This is a repo to demonstrate what I have learned during the Coursera MOOC "Getting and cleaning data" (July 2014).
Raw data from mechanical measurements performed in 30 subjects by means of Samsung Galaxy S II smartphones, as well as classification of activities that they perform, were downloaded from https://d396qusza40orc.cloudfront.net/getdata%2Fprojectfiles%2FUCI%20HAR%20Dataset.zip. Information about the nature of the variables and its measurament can be found in http://archive.ics.uci.edu/ml/datasets/Human+Activity+Recognition+Using+Smartphones.
An R script run_analysis.R was written under the assumption that the working directory contains the downloaded and unzipped UCI HAR Dataset directory with the original data.
When executed, the script generates a tidy dataset that summarizes the mean of certain quantitatives variables, grouped by subject and activity. Those selected quantitatives variables are those identified as "mean" or "std" of the mechanical parameters present in the original dataset.
Briefly, the train and test datasets were read as dataframes and merged together, having selected previously the features (mechanical quantitative variables) that had the substrings "mean()" or "std()" in its original name, and having joined the activities data to show the names of the performed activity instead of their numeric codes. Descriptive names were assigned to features deleting parenthesis and replacing commas and dashes by underscores.
Finally, the dataset was molten with the subject and activity variables as identifiers, and then casted, grouped by those same variables, summarizing the mean of the selected features grouped by subject and activity.
The resultant dataset was written in a comma-separated-value, saved with the .txt extension to allow submission.
Unfortunately, the working memory of my PC was not enough to load the complete raw data (just 4 GB of ~ 40 GB required; this disadvantage is due to the fact that I have a 32-bit version of R installed in a 64-bit environment).
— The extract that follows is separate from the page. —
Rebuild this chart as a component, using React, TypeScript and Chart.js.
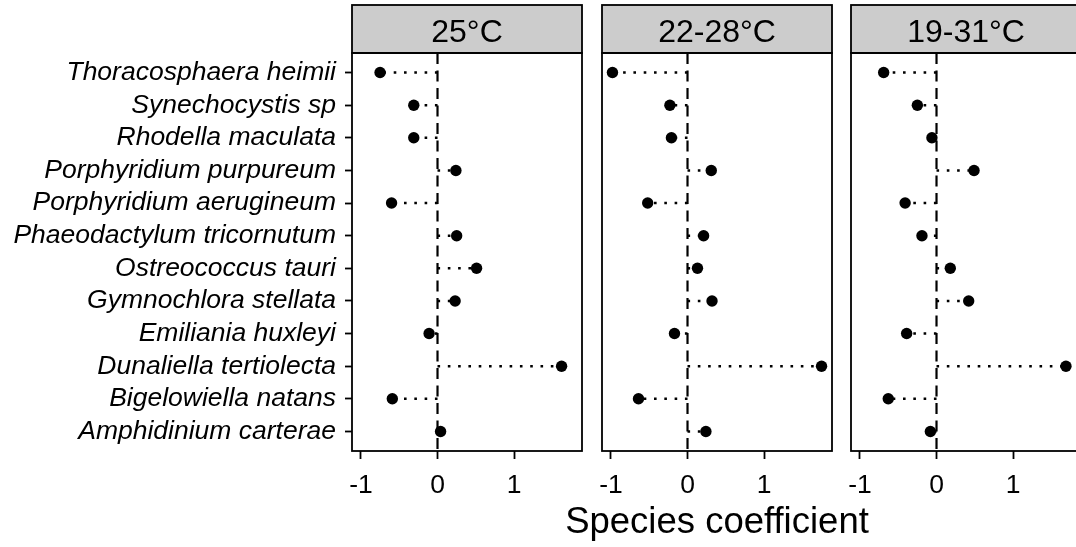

Then, a modified version of the script run_analysis.R was executed to allow the reading of just 500 records of each test and train file, to generate the attached tidy_dataset.txt file that is currently in this repo. That implies, that some of the subjects are not represented at all on the reported dataset. However, a user with a sufficient working memory, should not have any problem to obtain the expected resultant file from the execution of the attached R script.